Fortunately, this all happened around the same time that I discovered the Bullet Journal method, so by page 47, I had started outlining the beginnings of what could be my own personal Happiness Project and moving the ideas into my new journal. I did not start my own official Happiness Project until October of that year, because I wanted to prepare for it in a very intentional way. As Rubin says, “Happiness takes energy and discipline.” As part of this endeavor, I also developed a few lists that Gretchen created for herself during her Happiness Project, including Favorite Quotes and Personal Commandments. A few ideas that made my personal list of favorites are from Rubin herself:

  • Look for happiness under your own roof.

  • The days are long, but the years are short.

  • You don’t have to figure out what you want to do forever. You just have to figure out what you want to do next.

A few Commandments of hers that really spoke to me:

  • Accept ourselves and expect more from ourselves

  • Choose the Bigger Life

  • Let it Go

  • Do it Now


I encourage you to read this book. I encourage you to think about this book, and then think about it some more. If you want to do your own Happiness Project, it is a worthwhile investment in yourself. I am definitely a better mom, wife, employee and overall person because of the investment I made. The back of her book, and her website, provide a host of tools to help build your own Happiness Project. There are apps and groups you can join for help and accountability.

"I encourage you to think about this book, and then think about it some more. If you want to do your own Happiness Project, it is a worthwhile investment in yourself."

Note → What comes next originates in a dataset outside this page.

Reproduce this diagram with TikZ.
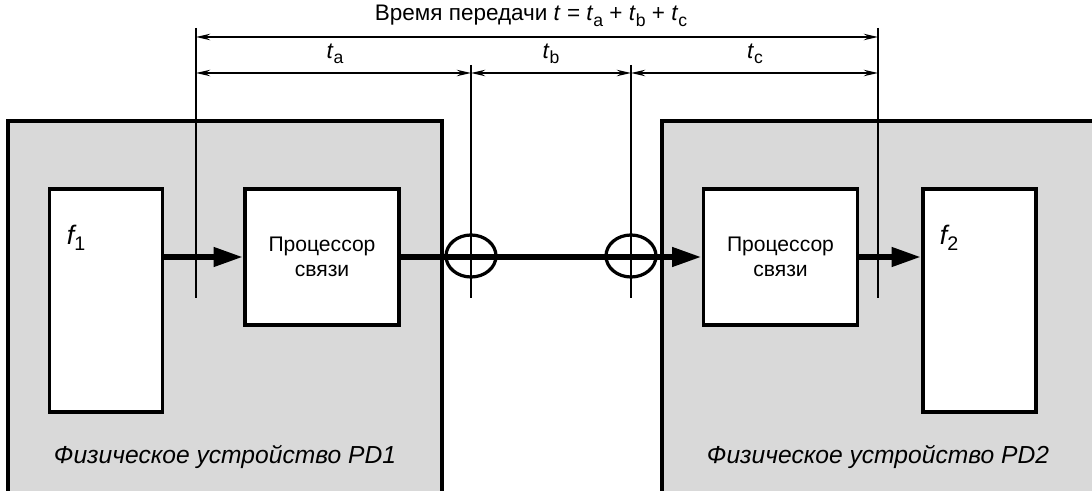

Ironically, as Samantha and I start this new blog, it seems that The Happiness Project is really what led to Gretchen Rubin’s phenomenal blogging career, though I hesitate to call her just a blogger. I think her experiences speak to so many who read or listen to them through her podcast, and as a result, she has found success in all her endeavors. Her ability to continue to take the next step, and lean on discipline and curiosity to find success, are wonderful concepts for anyone on a lifelong journey of continuous improvement. We’re all a work in progress, and pursuing happiness is definitely worth the effort.